Las bravuconadas no hacen cambiar la realidad

El otoño llega siempre con una catarata de titulares simplones, como “comienza el curso”, aplicado a todo tipo de actividades no lectivas o los avances de los presupuestos que se presentan para el ejercicio siguiente encabezados con pomposos “récord de gastos”, cuando es evidente que lo habitual es que cualquier presupuesto sea algo mayor que el anterior, como resultaría igual de estúpido que cualquiera de nosotros presumiese de récord salarial por ganar un dos o un tres por ciento más que el año anterior. Es, simplemente, lo normal.

Con semejante tendencia a convertirlo todo en excepcional para conseguir un titular atractivo o para hostigar a un gobierno, cada vez es más difícil detenerse en las sutilezas, y eso es lo que de verdad cambia el mundo. Esos pequeños detalles diarios que, poco a poco, generan una nueva realidad.

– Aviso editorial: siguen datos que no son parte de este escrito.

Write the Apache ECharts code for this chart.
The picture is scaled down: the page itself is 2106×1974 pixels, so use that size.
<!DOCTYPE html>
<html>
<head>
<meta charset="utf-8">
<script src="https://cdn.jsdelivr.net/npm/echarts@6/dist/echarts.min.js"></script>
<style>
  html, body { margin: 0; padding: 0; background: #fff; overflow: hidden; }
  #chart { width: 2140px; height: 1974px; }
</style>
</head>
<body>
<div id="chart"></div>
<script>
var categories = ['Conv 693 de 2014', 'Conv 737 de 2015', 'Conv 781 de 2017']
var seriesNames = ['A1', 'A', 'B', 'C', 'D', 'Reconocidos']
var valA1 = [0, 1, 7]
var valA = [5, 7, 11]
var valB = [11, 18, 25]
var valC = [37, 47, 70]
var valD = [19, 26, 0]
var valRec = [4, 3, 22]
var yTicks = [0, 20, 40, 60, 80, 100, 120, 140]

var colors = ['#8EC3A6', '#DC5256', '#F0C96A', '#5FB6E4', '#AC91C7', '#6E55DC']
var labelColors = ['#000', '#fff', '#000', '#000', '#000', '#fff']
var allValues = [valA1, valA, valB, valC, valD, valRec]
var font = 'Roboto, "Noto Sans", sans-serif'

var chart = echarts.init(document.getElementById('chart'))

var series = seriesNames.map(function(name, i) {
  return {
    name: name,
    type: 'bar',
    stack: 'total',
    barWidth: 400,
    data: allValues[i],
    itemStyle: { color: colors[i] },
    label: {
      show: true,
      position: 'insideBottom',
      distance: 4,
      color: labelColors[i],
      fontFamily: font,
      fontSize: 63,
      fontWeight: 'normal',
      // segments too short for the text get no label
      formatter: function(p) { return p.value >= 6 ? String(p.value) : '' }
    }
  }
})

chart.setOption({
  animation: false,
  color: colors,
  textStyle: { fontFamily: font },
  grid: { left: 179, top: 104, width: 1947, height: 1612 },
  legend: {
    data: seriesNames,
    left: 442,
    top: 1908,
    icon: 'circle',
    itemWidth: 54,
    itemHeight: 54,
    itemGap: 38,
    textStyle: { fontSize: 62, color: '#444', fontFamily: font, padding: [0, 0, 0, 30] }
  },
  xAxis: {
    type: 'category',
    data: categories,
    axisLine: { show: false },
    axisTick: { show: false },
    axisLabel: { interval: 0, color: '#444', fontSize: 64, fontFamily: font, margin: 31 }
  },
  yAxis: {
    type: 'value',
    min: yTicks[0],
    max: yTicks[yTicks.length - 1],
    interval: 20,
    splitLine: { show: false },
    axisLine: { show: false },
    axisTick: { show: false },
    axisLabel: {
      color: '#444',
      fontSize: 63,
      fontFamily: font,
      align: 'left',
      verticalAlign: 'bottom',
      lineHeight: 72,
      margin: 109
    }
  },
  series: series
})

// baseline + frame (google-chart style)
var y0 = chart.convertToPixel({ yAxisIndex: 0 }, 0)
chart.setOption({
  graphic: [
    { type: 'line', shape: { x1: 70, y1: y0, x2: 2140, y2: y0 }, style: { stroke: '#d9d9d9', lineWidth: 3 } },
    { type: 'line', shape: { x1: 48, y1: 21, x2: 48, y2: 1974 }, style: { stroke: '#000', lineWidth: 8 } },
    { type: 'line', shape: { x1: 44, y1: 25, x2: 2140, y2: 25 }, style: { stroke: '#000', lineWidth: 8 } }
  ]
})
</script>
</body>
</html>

Hace un par de décadas, entre los altos funcionarios europeos circulaba un comentario entre jocoso y apocalíptico del mundo que venía, dando un papel a cada continente: Estados Unidos seguiría siendo el proveedor de la ciencia y la tecnología; China monopolizaría su condición de fábrica del mundo; Europa solo mantendría un estatus decadente, como las viejas señoras, convertida en un museo, con prestigio cultural, si, pero sin nada más; Oceanía, demasiado alejada y África (oh, África) seguiría siendo un desastre.

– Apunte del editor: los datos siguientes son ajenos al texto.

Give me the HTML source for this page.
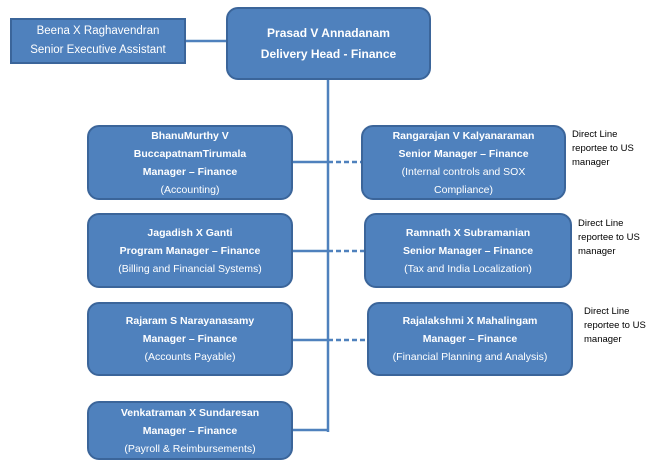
<!DOCTYPE html>
<html><head><meta charset="utf-8"><style>
body{margin:0;width:658px;height:470px;background:#fff;position:relative;overflow:hidden;font-family:"Liberation Sans",sans-serif}
.b{position:absolute;box-sizing:border-box;background:#4f81bd;border:2px solid #3b659a;border-radius:12px;color:#fff;font-size:10.5px;line-height:18px;text-align:center;display:flex;flex-direction:column;justify-content:center}
.b b{font-weight:bold}
.n{position:absolute;font-size:9.5px;line-height:14px;color:#000}
</style></head><body>
<svg width="658" height="470" style="position:absolute;left:0;top:0">
<g stroke="#4f81bd" stroke-width="2.5" fill="none">
<line x1="186" y1="41" x2="226" y2="41"/>
<line x1="328" y1="80" x2="328" y2="432"/>
<line x1="293" y1="162" x2="328" y2="162"/>
<line x1="293" y1="251" x2="328" y2="251"/>
<line x1="293" y1="340" x2="328" y2="340"/>
<line x1="293" y1="430" x2="328" y2="430"/>
<g stroke-dasharray="5,3"><line x1="328" y1="162" x2="361" y2="162"/><line x1="328" y1="251" x2="364" y2="251"/><line x1="328" y1="340" x2="367" y2="340"/></g>
</g></svg>
<div class="b" style="left:10px;top:18px;width:176px;height:46px;border-radius:0;font-size:11.5px;line-height:19px"><span>Beena X Raghavendran</span><span>Senior Executive Assistant</span></div>
<div class="b" style="left:226px;top:7px;width:205px;height:73px;font-size:12px;line-height:21px"><b>Prasad V Annadanam</b><b>Delivery Head - Finance</b></div>
<div class="b" style="left:87px;top:125px;width:206px;height:75px"><b>BhanuMurthy V</b><b>BuccapatnamTirumala</b><b>Manager – Finance</b><span>(Accounting)</span></div>
<div class="b" style="left:87px;top:213px;width:206px;height:75px"><b>Jagadish X Ganti</b><b>Program Manager – Finance</b><span>(Billing and Financial Systems)</span></div>
<div class="b" style="left:87px;top:302px;width:206px;height:74px"><b>Rajaram S Narayanasamy</b><b>Manager – Finance</b><span>(Accounts Payable)</span></div>
<div class="b" style="left:87px;top:401px;width:206px;height:59px"><b>Venkatraman X Sundaresan</b><b>Manager – Finance</b><span>(Payroll &amp; Reimbursements)</span></div>
<div class="b" style="left:361px;top:125px;width:205px;height:75px"><b>Rangarajan V Kalyanaraman</b><b>Senior Manager – Finance</b><span>(Internal controls and SOX</span><span>Compliance)</span></div>
<div class="b" style="left:364px;top:213px;width:208px;height:75px"><b>Ramnath X Subramanian</b><b>Senior Manager – Finance</b><span>(Tax and India Localization)</span></div>
<div class="b" style="left:367px;top:302px;width:206px;height:74px"><b>Rajalakshmi X Mahalingam</b><b>Manager – Finance</b><span>(Financial Planning and Analysis)</span></div>
<div class="n" style="left:572px;top:128px">Direct Line<br>reportee to US<br>manager</div>
<div class="n" style="left:578px;top:217px">Direct Line<br>reportee to US<br>manager</div>
<div class="n" style="left:584px;top:305px">Direct Line<br>reportee to US<br>manager</div>
</body></html>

Hasta el siglo XX, las políticas internacionales se basaban en la idea de que cuanto mejor le fuese a otras naciones, peor para nosotros. Ahora, cuanto peor les va, más problemas tenemos nosotros

Esa atribución de papeles puede que no sea tan equivocada, pero en estas dos décadas están ocurriendo demasiadas cosas como para seguir adoptando ese papel fatalista. Es verdad que hace un siglo, el 25% de la población del mundo era europea, y ahora solo es el 7%, y esa pérdida drástica de importancia poblacional hace prácticamente imposible mantener el peso político y económico. Pero, mientras no se arregle ese “desastre” africano, la llegada de grandes proporciones de inmigrantes cambia sustancialmente las cosas, y no a mejor. En un mundo global, los problemas de los demás también son los problemas propios, y si los demás tienen guerras o son incapaces de generar una economía mínimamente avanzada, acabarán por venirse aquí, que es lo que está ocurriendo.

El desastre de África empieza a ser nuestro desastre, y esa turbación es perfectamente reconocible en la fuerza que han adquirido los partidos ultranacionalistas en Italia, Francia o Suecia, donde hasta hace muy poco casi nadie votaba a la extrema derecha, o cómo derivan en esta misma dirección los republicanos estadounidenses, espoleados por Trump.

Ningún país puede resolver por separado el difícil reencaje de las grandes masas de población que, cada vez más, huyen de las guerras o de la pobreza. Cabe la duda, incluso, de que lo puedan resolver de forma colectiva, y mucho menos sin atajar el problema en origen: si tenemos en cuenta lo caro que nos sale a todos una guerra (sin tener en cuenta el drama humano) siempre resultará más económico tratar de ponerle solución in situ, y lo mismo ocurre con la pobreza.

Podemos enterrar la cabeza para no enterarnos, pero cualquier otra política es temeraria. Las proyecciones de la ONU indican que en 2050 Europa tendrá 550 millones de habitantes, pocos más que ahora, mientras que un país como Nigeria habrá pasado de los 200 millones que tenía al comienzo de este siglo a 600, más que toda la vieja Europa. Y suponer que, sin una sustancial mejora de su nivel de vida, van a permanecer allí modosamente mientras ven en la tele cómo se vive más al norte es de ingenuidad pasmosa.

Hasta el siglo XX, la política internacional se basaba en la idea de que cuanto mejor le fuese a otras naciones, peor para nosotros, porque se convertían en rivales/enemigos más peligrosos. La política del siglo XXI ha de ser consciente de que cuanto peor le vaya a otros, más problemas tendremos nosotros. Por muchas concertinas que instalemos en las fronteras, el contagio de ese malestar es inevitable.

La elección de la ultraderechista Meloni en Italia fue un claro producto de su beligerante posición contra la entrada de inmigrantes africanos. Ciudadanos de todos los colores políticos confiaron en que ella despacharía el problema sin miramientos, pero la realidad es que, con ella en el Gobierno, ahora entran más que nunca. Una demostración clara de que el populismo no resuelve el problema por muchas bravuconadas que lance y muchas medidas tajantes que prometa. Devolver los inmigrantes al mar estando las televisiones delante es imposible, al menos en Europa y lo que ocurre en Italia al menos va a servir para que nadie más siga apostando por soluciones de barra de bar.